Managing Volatility:

  • Prepare Mentally for Volatility: Understand that volatility is part of the crypto market. Prepare mentally for significant price fluctuations and don’t let emotions influence your investment decisions.

  • Plan for the Long Term: If you are investing with a long-term goal in mind, short-term price fluctuations may not matter as much. Focus on the long-term value and potential of the project.

  • Use Dollar-Cost Averaging (DCA): DCA involves investing a fixed amount at regular intervals regardless of current market prices. This helps to even out the cost of buying and reduces the impact of volatility.

  • Check News and Market Sentiment: Negative news or changes in market sentiment can affect prices. Monitor related news and evaluate its impact on your portfolio.

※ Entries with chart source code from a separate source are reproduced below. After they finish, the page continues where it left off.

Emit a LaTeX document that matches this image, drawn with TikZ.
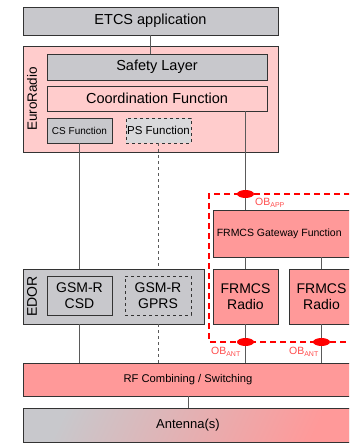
\documentclass[tikz,border=0pt]{standalone}
\usepackage{fontspec}
\setmainfont{Liberation Sans}
\usetikzlibrary{positioning,calc,fit,backgrounds,shapes}
\definecolor{boxgray}{RGB}{200,200,204}
\definecolor{radiopink}{RGB}{255,204,204}
\definecolor{frmcsred}{RGB}{255,153,153}
\definecolor{obred}{RGB}{255,0,0}
\definecolor{linegray}{RGB}{90,90,90}
\def\obmark{ellipse (8.5 and 4)}

\tikzset{
  layerbox/.style={draw=black!80,line width=0.9pt,inner sep=0pt,fill=boxgray},
  redbox/.style={layerbox,fill=frmcsred},
  dashbox/.style={layerbox,dashed},
  wire/.style={linegray,line width=0.8pt},
  obline/.style={obred,dashed,line width=1.4pt,dash pattern=on 6pt off 4pt},
  oblabel/.style={text=obred!70,font=\fontsize{10.5}{12}\selectfont,inner sep=0pt}
}

\begin{document}
\begin{tikzpicture}[x=1pt,y=-1pt]
  \clip (0,0) rectangle (349,443);
  \useasboundingbox (0,0) rectangle (349,443);

  % upper part
  \node[layerbox,minimum width=255,minimum height=28,font=\fontsize{14.5}{16}\selectfont] (ETCS) at (150.5,21) {ETCS application};
  \node[layerbox,fill=radiopink,minimum width=255,minimum height=106] (ER) at (150.5,99) {};
  \node[rotate=90,font=\fontsize{13.5}{15}\selectfont] (ER-text) at (32,99) {EuroRadio};
  \node[layerbox,minimum width=220,minimum height=26,font=\fontsize{14.5}{16}\selectfont] (SL) at (157,67) {Safety Layer};
  \node[layerbox,fill=radiopink,minimum width=220,minimum height=25,font=\fontsize{14.5}{16}\selectfont] (CF) at (157,98.5) {Coordination Function};
  \node[layerbox,minimum width=65,minimum height=25,font=\fontsize{10}{11}\selectfont] (CS) at (79.5,130.5) {CS Function};
  \node[dashbox,fill=boxgray!70,minimum width=65,minimum height=25,font=\fontsize{11.5}{13}\selectfont] (PS) at (158.5,130.5) {PS Function};

  % EDOR
  \node[layerbox,minimum width=181,minimum height=55] (EDOR) at (113.5,296.5) {};
  \node[rotate=90,font=\fontsize{14}{16}\selectfont] (EDOR-text) at (32,296.5) {EDOR};
  \node[layerbox,align=center,minimum width=65,minimum height=39,font=\fontsize{14}{16}\selectfont] (CSD) at (79.5,295.5) {GSM-R\\CSD};
  \node[dashbox,align=center,minimum width=66,minimum height=39,font=\fontsize{14}{16}\selectfont] (GPRS) at (158,295.5) {GSM-R\\GPRS};

  % FRMCS part
  \node[redbox,minimum width=150,minimum height=47] (GW) at (288,233.5) {};
  \node[anchor=west,inner sep=0pt,font=\fontsize{10.5}{12}\selectfont] (GW-text) at ($ (GW.west) + (4,0) $) {FRMCS Gateway Function};
  \node[redbox,align=center,minimum width=65,minimum height=55,font=\fontsize{14}{16}\selectfont] (R1) at (245.5,296.5) {FRMCS\\Radio};
  \node[redbox,align=center,minimum width=65,minimum height=55,font=\fontsize{14}{16}\selectfont] (R2) at (321.5,296.5) {FRMCS\\Radio};

  % bottom
  \node[redbox,minimum width=330,minimum height=33,font=\fontsize{11.2}{13}\selectfont] (RF) at (188,379.5) {RF Combining / Switching};
  \node[layerbox,shading=axis,left color=boxgray,right color=frmcsred,shading angle=65,minimum width=330,minimum height=34,font=\fontsize{13}{15}\selectfont] (ANT) at (188,425) {Antenna(s)};

  % connectors
  \draw[wire] (ETCS.south) -- (ETCS.south |- SL.north);
  \draw[wire] (CS.south) -- (CS.south |- EDOR.north);
  \draw[wire,dashed] (PS.south) -- (PS.south |- EDOR.north);
  \draw[wire] (CF.south -| R1.north) -- (GW.north -| R1.north);
  \draw[wire] (GW.south -| R1.north) -- (R1.north);
  \draw[wire] (GW.south -| R2.north) -- (R2.north);
  \draw[wire] (CSD.south |- EDOR.south) -- (CSD.south |- RF.north);
  \draw[wire,dashed] (GPRS.south |- EDOR.south) -- (GPRS.south |- RF.north);
  \draw[wire] (R1.south) -- (R1.south |- RF.north);
  \draw[wire] (R2.south) -- (R2.south |- RF.north);
  \draw[wire] (RF.south -| ANT.north) -- (ANT.north);

  % onboard boundary
  \coordinate (OBtl) at (209,194);
  \coordinate (OBbl) at (209,342);
  \draw[obline] (360,194) -- (OBtl) -- (OBbl) -- (360,342);
  \fill[obred] (OBtl -| R1.north) \obmark;
  \fill[obred] (OBbl -| R1.north) \obmark;
  \fill[obred] (OBbl -| R2.north) \obmark;
  \node[oblabel,anchor=west] (OBAPP) at (255,203) {OB\textsubscript{\fontsize{7}{8}\selectfont APP}};
  \node[oblabel,anchor=east] (OBANT1) at (241,352) {OB\textsubscript{\fontsize{7}{8}\selectfont ANT}};
  \node[oblabel,anchor=east] (OBANT2) at (319,352) {OB\textsubscript{\fontsize{7}{8}\selectfont ANT}};
\end{tikzpicture}
\end{document}
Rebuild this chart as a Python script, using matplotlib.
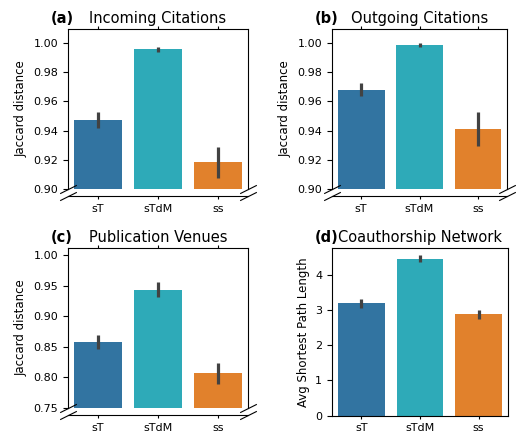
import matplotlib
matplotlib.use("Agg")
import matplotlib.pyplot as plt
import numpy as np

plt.rcParams['font.family'] = ['DejaVu Sans']

groups = ["sT", "sTdM", "ss"]
colors = ["#3274a1", "#2eaab8", "#e1812c"]

# bar heights and error bar ranges (low, high)
incoming = [0.9475, 0.9958, 0.9185]
incoming_err = [(0.9418, 0.9527), (0.9937, 0.9975), (0.9075, 0.9290)]

outgoing = [0.968, 0.9988, 0.9414]
outgoing_err = [(0.9636, 0.9725), (0.9975, 0.9998), (0.9293, 0.9530)]

venues = [0.858, 0.944, 0.807]
venues_err = [(0.847, 0.869), (0.931, 0.956), (0.790, 0.823)]

coauthor = [3.19, 4.45, 2.88]
coauthor_err = [(3.07, 3.31), (4.35, 4.57), (2.75, 3.00)]

W, H = 516, 433
fig = plt.figure(figsize=(W / 100, H / 100), dpi=100)


def px_axes(left, top, right, bottom):
    return fig.add_axes([left / W, 1 - bottom / H, (right - left) / W, (bottom - top) / H])


def draw_bars(ax, vals, errs):
    x = np.arange(len(groups))
    ax.bar(x, vals, width=0.8, color=colors, zorder=2)
    for xi, (lo, hi) in zip(x, errs):
        ax.plot([xi, xi], [lo, hi], color="#424242", lw=2.3, solid_capstyle="butt", zorder=3)
    ax.set_xlim(-0.5, 2.5)


def add_title(ax, tag, title):
    ax.set_title(title, fontsize=10.5, pad=4)
    ax.annotate(tag, xy=(-17 / (ax.get_position().width * W), 1.0), xycoords="axes fraction",
                xytext=(0, 4), textcoords="offset points",
                fontsize=10.5, fontweight="bold", ha="left", va="baseline")


def broken_panel(left, top, right, bottom, vals, errs, ylim, yticks, tag, title):
    ax = px_axes(left, top, right, bottom)
    draw_bars(ax, vals, errs)
    ax.set_ylim(*ylim)
    ax.set_yticks(yticks)
    ax.set_yticklabels([f"{t:.2f}" for t in yticks], fontsize=8)
    ax.set_ylabel("Jaccard distance", fontsize=8.5)
    ax.spines["bottom"].set_visible(False)
    ax.xaxis.tick_top()
    ax.set_xticks(range(len(groups)))
    ax.tick_params(axis="x", labeltop=False, length=2.5)
    for s in ax.spines.values():
        s.set_linewidth(0.8)
    add_title(ax, tag, title)

    axb = px_axes(left, bottom + 5, right, bottom + 7)
    axb.set_xlim(-0.5, 2.5)
    axb.set_ylim(0, 1)
    axb.set_yticks([])
    axb.set_xticks(range(len(groups)))
    axb.set_xticklabels(groups, fontsize=8)
    axb.tick_params(axis="x", length=2.5, pad=3)
    for side in ["top", "left", "right"]:
        axb.spines[side].set_visible(False)
    axb.spines["bottom"].set_linewidth(0.8)
    axb.patch.set_visible(False)

    d = 0.5
    kw = dict(marker=[(-1, -d), (1, d)], markersize=12, linestyle="none",
              color="k", mec="k", mew=0.8, clip_on=False)
    ax.plot([0, 1], [0, 0], transform=ax.transAxes, **kw)
    axb.plot([0, 1], [0, 0], transform=axb.transAxes, **kw)
    return ax


broken_panel(68, 29, 248, 189, incoming, incoming_err, (0.90, 1.0095),
             [0.90, 0.92, 0.94, 0.96, 0.98, 1.00], "(a)", "Incoming Citations")
broken_panel(332, 29, 507, 189, outgoing, outgoing_err, (0.90, 1.0095),
             [0.90, 0.92, 0.94, 0.96, 0.98, 1.00], "(b)", "Outgoing Citations")
broken_panel(68, 248, 248, 408, venues, venues_err, (0.75, 1.012),
             [0.75, 0.80, 0.85, 0.90, 0.95, 1.00], "(c)", "Publication Venues")

axd = px_axes(332, 248, 508, 415.7)
draw_bars(axd, coauthor, coauthor_err)
axd.set_ylim(0, 4.76)
axd.set_yticks([0, 1, 2, 3, 4])
axd.set_xticks(range(len(groups)))
axd.set_xticklabels(groups, fontsize=8)
axd.tick_params(axis="y", labelsize=8)
axd.tick_params(axis="x", length=2.5, pad=3)
axd.set_ylabel("Avg Shortest Path Length", fontsize=8.5)
for s in axd.spines.values():
    s.set_linewidth(0.8)
add_title(axd, "(d)", "Coauthorship Network")

fig.savefig("out.png", dpi=100)
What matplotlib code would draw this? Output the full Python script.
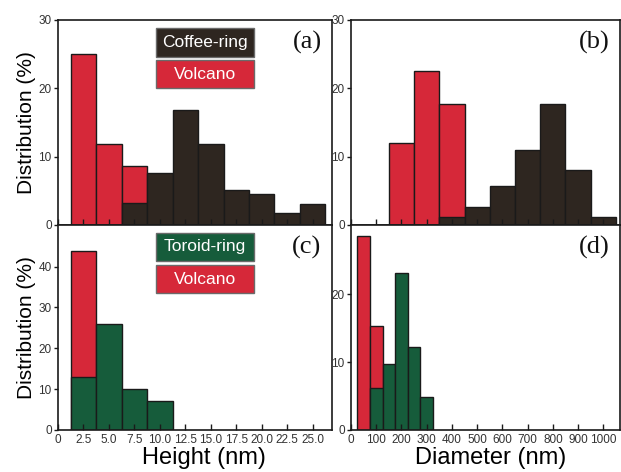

5. Ignoring Security and Fraud

Mistake: Beginners often do not prioritize security and can become victims of fraud or lose assets due to lack of adequate protective measures.

Security Steps:

  • Use a Trusted Exchange: Choose an exchange platform that has a good reputation and strong security. Platforms like Binance have strict security measures.

  • Enable 2FA: Use two-factor authentication (2FA) to protect your account from unauthorized access. It adds an extra layer of security alongside your password.

  • Store Assets in a Secure Wallet: Store your cryptocurrency in a secure wallet, such as a hardware wallet (e.g. Ledger, Trezor), rather than storing it on an exchange that could be the target of cyber attacks.

  • Beware of Phishing and Scams: Be wary of suspicious emails, messages, or websites. Do not click on links or upload personal information without verifying the authenticity of the source.

  • Always Check Addresses and Transactions: Check your wallet address carefully before making a transfer, and make sure there are no unwanted changes.

By following this guide, you can avoid common mistakes and increase your chances of success in cryptocurrency investing. Always remember that crypto investing requires a deep understanding and a careful approach to managing risks and capitalizing on opportunities.